To be sure, validating these claims is hard without a free press. In 2004, reporter Deyda Hydara was mysteriously gunned down after criticizing Jammeh’s regime. The president’s tight grip on the media also allows him to indulge his penchant for self-promotion. The newspapers report various honors: Jammeh being named the Pride and Champion of African Democracy, for instance, or his winning from President Barack Obama a “Platinum Award.” Neither exists outside Jammeh’s nightmare-scape.

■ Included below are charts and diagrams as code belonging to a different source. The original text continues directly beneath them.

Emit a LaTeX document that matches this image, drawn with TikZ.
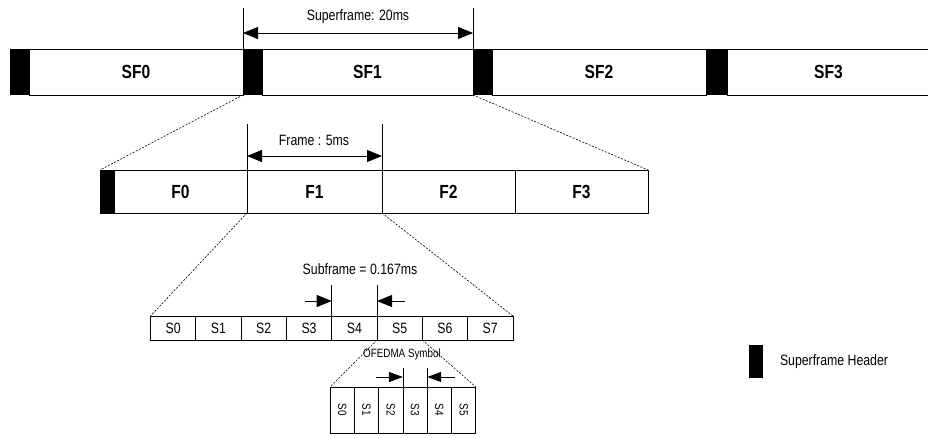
\documentclass[tikz,border=0pt]{standalone}
\usepackage{fontspec}
\setmainfont{Liberation Sans}[FakeStretch=0.82]
\usetikzlibrary{positioning}
\usetikzlibrary{arrows.meta}

\tikzset{
  hdr/.style={fill=black, minimum width=#1},
  sfbox/.style={draw, line width=0.8pt, minimum width=#1, minimum height=46pt,
    font=\bfseries\fontsize{19}{19}\selectfont},
  fbox/.style={draw, line width=0.8pt, minimum width=#1, minimum height=43pt,
    font=\bfseries\fontsize{19}{19}\selectfont},
  sbox/.style={draw, line width=0.8pt, minimum width=45.3pt, minimum height=24pt,
    font=\fontsize{15}{15}\selectfont},
  obox/.style={draw, line width=0.8pt, minimum width=24.3pt, minimum height=46pt,
    font=\fontsize{12}{12}\selectfont},
  lbl/.style={font=\fontsize{15}{15}\selectfont},
  zoomline/.style={line width=0.6pt, dash pattern=on 2pt off 1.5pt},
  tick/.style={line width=0.8pt},
  dim/.style={line width=0.8pt, {Triangle[length=15pt,width=12pt]}-{Triangle[length=15pt,width=12pt]}},
  pin/.style={line width=0.8pt, -{Triangle[length=15pt,width=12pt]}},
  smallpin/.style={line width=0.8pt, -{Triangle[length=14pt,width=10pt]}}
}

\begin{document}
\begin{tikzpicture}[x=1pt, y=-1pt, every node/.style={inner sep=0pt, outer sep=0pt}]
  \useasboundingbox (0,0) rectangle (928,438);

  % superframes
  \node[hdr=19pt, minimum height=46pt, anchor=north west] (h0) at (10,49) {};
  \node[sfbox=214pt, right=0pt of h0] (sf0) {SF0};
  \node[hdr=19pt, minimum height=46pt, right=0pt of sf0] (h1) {};
  \node[sfbox=211pt, right=0pt of h1] (sf1) {SF1};
  \node[hdr=19pt, minimum height=46pt, right=0pt of sf1] (h2) {};
  \node[sfbox=214pt, right=0pt of h2] (sf2) {SF2};
  \node[hdr=21pt, minimum height=46pt, right=0pt of sf2] (h3) {};
  \node[sfbox=203pt, right=0pt of h3] (sf3) {SF3};

  \draw[tick] (h1.north west) -- ++(0,-41);
  \draw[tick] (h2.north west) -- ++(0,-41);
  \draw[dim] ([yshift=16pt]h1.north west) -- ([yshift=16pt]h2.north west);
  \node[lbl] (sfl) at (358,17) {Superframe: 20ms};

  % frames
  \node[hdr=14pt, minimum height=43pt, anchor=north west] (fh) at (100,170) {};
  \node[fbox=133pt, right=0pt of fh] (f0) {F0};
  \node[fbox=135pt, right=0pt of f0] (f1) {F1};
  \node[fbox=133pt, right=0pt of f1] (f2) {F2};
  \node[fbox=133pt, right=0pt of f2] (f3) {F3};
  \draw[line width=0.8pt] (fh.north west) rectangle (fh.south east);

  \draw[zoomline] (h1.south west) -- (fh.north west);
  \draw[zoomline] (h2.south west) -- (f3.north east);

  \draw[tick] (f1.north west) -- ++(0,-46);
  \draw[tick] (f2.north west) -- ++(0,-46);
  \draw[dim] ([yshift=14pt]f1.north west) -- ([yshift=14pt]f2.north west);
  \node[lbl] (fl) at (314,140) {Frame : 5ms};

  % subframes
  \node[sbox, anchor=north west] (s0) at (150.5,316) {S0};
  \foreach \i [count=\j from 0] in {1,...,7}
    \node[sbox, right=0pt of s\j] (s\i) {S\i};

  \draw[zoomline] (f1.south west) -- (s0.north west);
  \draw[zoomline] (f2.south west) -- (s7.north east);

  \draw[tick] (s4.north west) -- ++(0,-31);
  \draw[tick] (s4.north east) -- ++(0,-31);
  \coordinate (sa) at (305,301);
  \coordinate (sb) at (405,301);
  \draw[pin] (sa) -- (s4.north west |- sa);
  \draw[pin] (sb) -- (s4.north east |- sb);
  \node[lbl] (subl) at (360,269) {Subframe = 0.167ms};

  % ofdma symbols
  \node[obox, anchor=north west] (o0) at (330,387) {\rotatebox{-90}{S0}};
  \foreach \i [count=\j from 0] in {1,...,5}
    \node[obox, right=0pt of o\j] (o\i) {\rotatebox{-90}{S\i}};

  \draw[zoomline] (s5.south west) -- (o0.north west);
  \draw[zoomline] (s5.south east) -- (o5.north east);

  \draw[tick] (o3.north west) -- ++(0,-19);
  \draw[tick] (o3.north east) -- ++(0,-19);
  \coordinate (oa) at (376,377);
  \coordinate (ob) at (455,377);
  \draw[smallpin] (oa) -- (o3.north west |- oa);
  \draw[smallpin] (ob) -- (o3.north east |- ob);
  \node[font=\fontsize{12}{12}\selectfont] (ol) at (402,354) {OFEDMA Symbol};

  % legend
  \node[hdr=14pt, minimum height=33pt, anchor=north west] (key) at (749,345) {};
  \node[lbl, right=17pt of key] (keyl) {Superframe Header};
\end{tikzpicture}
\end{document}
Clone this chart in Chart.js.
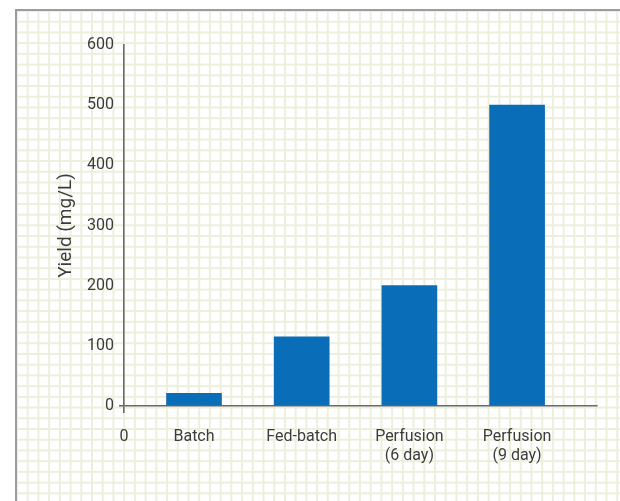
<!DOCTYPE html>
<html>
<head>
<meta charset="utf-8">
<script src="https://cdn.jsdelivr.net/npm/chart.js@4/dist/chart.umd.min.js"></script>
<style>
  html, body { margin: 0; padding: 0; background: #ffffff; }
  #wrap { position: relative; width: 620px; height: 501px; overflow: hidden; background: #ffffff; }
  /* graph-paper backdrop with a grey frame on its top and left edges */
  #paper {
    position: absolute; left: 15px; top: 9px; right: -20px; bottom: -20px;
    border-left: 2px solid #9c9c9c; border-top: 2px solid #9c9c9c;
    background-color: #ffffff;
    background-image:
      linear-gradient(to right, #ecefdc 2px, transparent 2px),
      linear-gradient(to bottom, #ecefdc 2px, transparent 2px);
    background-size: 10.73px 10.73px;
    background-position: -1px -1px;
  }
  #chart { position: absolute; left: 0; top: 0; }
</style>
</head>
<body>
<div id="wrap">
  <div id="paper"></div>
  <canvas id="chart" width="620" height="501"></canvas>
</div>
<script>
// Culture modes and their product yield
const categories = ['Batch', 'Fed-batch', ['Perfusion', '(6 day)'], ['Perfusion', '(9 day)']];
const yields = [21, 115, 200, 500];
const yTicks = [0, 100, 200, 300, 400, 500, 600];

const textColor = '#3c3c3c';
const axisColor = '#6a6a6a';
const fontFamily = 'Roboto, "Liberation Sans", sans-serif';

// bars sit at x = 1..n on a numeric axis whose origin is labelled 0
const points = categories.map((c, i) => ({ x: i + 1, y: yields[i] }));
const X_MIN = 0.35, X_MAX = 4.742;

new Chart(document.getElementById('chart'), {
  type: 'bar',
  data: {
    datasets: [{
      data: points,
      backgroundColor: '#0a6db7',
      borderWidth: 0,
      barThickness: 55
    }]
  },
  options: {
    responsive: false,
    animation: false,
    layout: { padding: { left: 0, top: 45, right: 23, bottom: 0 } },
    plugins: { legend: { display: false }, tooltip: { enabled: false } },
    scales: {
      x: {
        type: 'linear',
        min: X_MIN,
        max: X_MAX,
        offset: false,
        afterBuildTicks: s => {
          s.ticks = [X_MIN].concat(categories.map((c, i) => i + 1)).map(v => ({ value: v }));
        },
        afterFit: s => { s.height = 95; },
        border: { display: true, color: axisColor, width: 1.6 },
        grid: {
          offset: false,
          drawOnChartArea: false,
          drawTicks: true,
          tickLength: 7,
          lineWidth: 1.6,
          color: c => (c.tick && c.tick.value === X_MIN ? axisColor : 'rgba(0,0,0,0)')
        },
        ticks: {
          autoSkip: false,
          maxRotation: 0,
          padding: 14,
          color: textColor,
          font: { family: fontFamily, size: 16 },
          callback: v => (v === X_MIN ? '0' : categories[Math.round(v) - 1])
        }
      },
      y: {
        min: 0,
        max: 600,
        afterBuildTicks: s => { s.ticks = yTicks.map(v => ({ value: v })); },
        afterFit: s => { s.width = 124; },
        border: { display: true, color: axisColor, width: 1.6 },
        grid: {
          drawOnChartArea: false,
          drawTicks: true,
          tickLength: 5,
          lineWidth: 1.6,
          color: c => (c.tick && c.tick.value === 0 ? axisColor : 'rgba(0,0,0,0)')
        },
        ticks: {
          padding: 5,
          color: textColor,
          font: { family: fontFamily, size: 16 }
        },
        title: {
          display: true,
          text: 'Yield (mg/L)',
          color: textColor,
          font: { family: fontFamily, size: 19 },
          padding: { top: 55, bottom: 0 }
        }
      }
    }
  }
});
</script>
</body>
</html>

Obama did shake hands with him once — which Jammeh likes to use as evidence of the leaders’ closeness. And the U.S. hasn’t much pressured the regime: It has charged those coup perpetrators, after all, under the auspices of the Gambia being a “friendly nation,” and has stomached the alleged kidnapping of two American citizens, in 2013, by Gambia’s National Intelligence Agency. (Their whereabouts remain unknown.) Sometimes the U.S. issues outraged statements. But “if we can’t do anything about this isolated country with no economic ties to us, where will we? He’s the lowest hanging fruit,” says Smith.
For now, Jammeh continues to act with impunity. Absent a successful coup or some burst of energy from the international community, the 2016 election will likely see Jammeh re-elected with a vast, fraudulent majority — just like the last election, and the one before that, and the one before that. In the meantime, human rights advocates say that Jammeh’s grip has tightened since December’s foiled coup. Some 30 family members and acquaintances of the coup leaders have been detained without charges, some of them as young as 14, and François Patuel, a campaigner at Amnesty International, says the organization worries that “repression will intensify.”
Last year in the Gambia, a bit of hope appeared when members of the U.N.’s Human Rights Council were allowed into the country to investigate. Alas, they were forbidden to enter its detention centers. As Patuel puts it, “With Jammeh, it’s always one step forward, three steps back.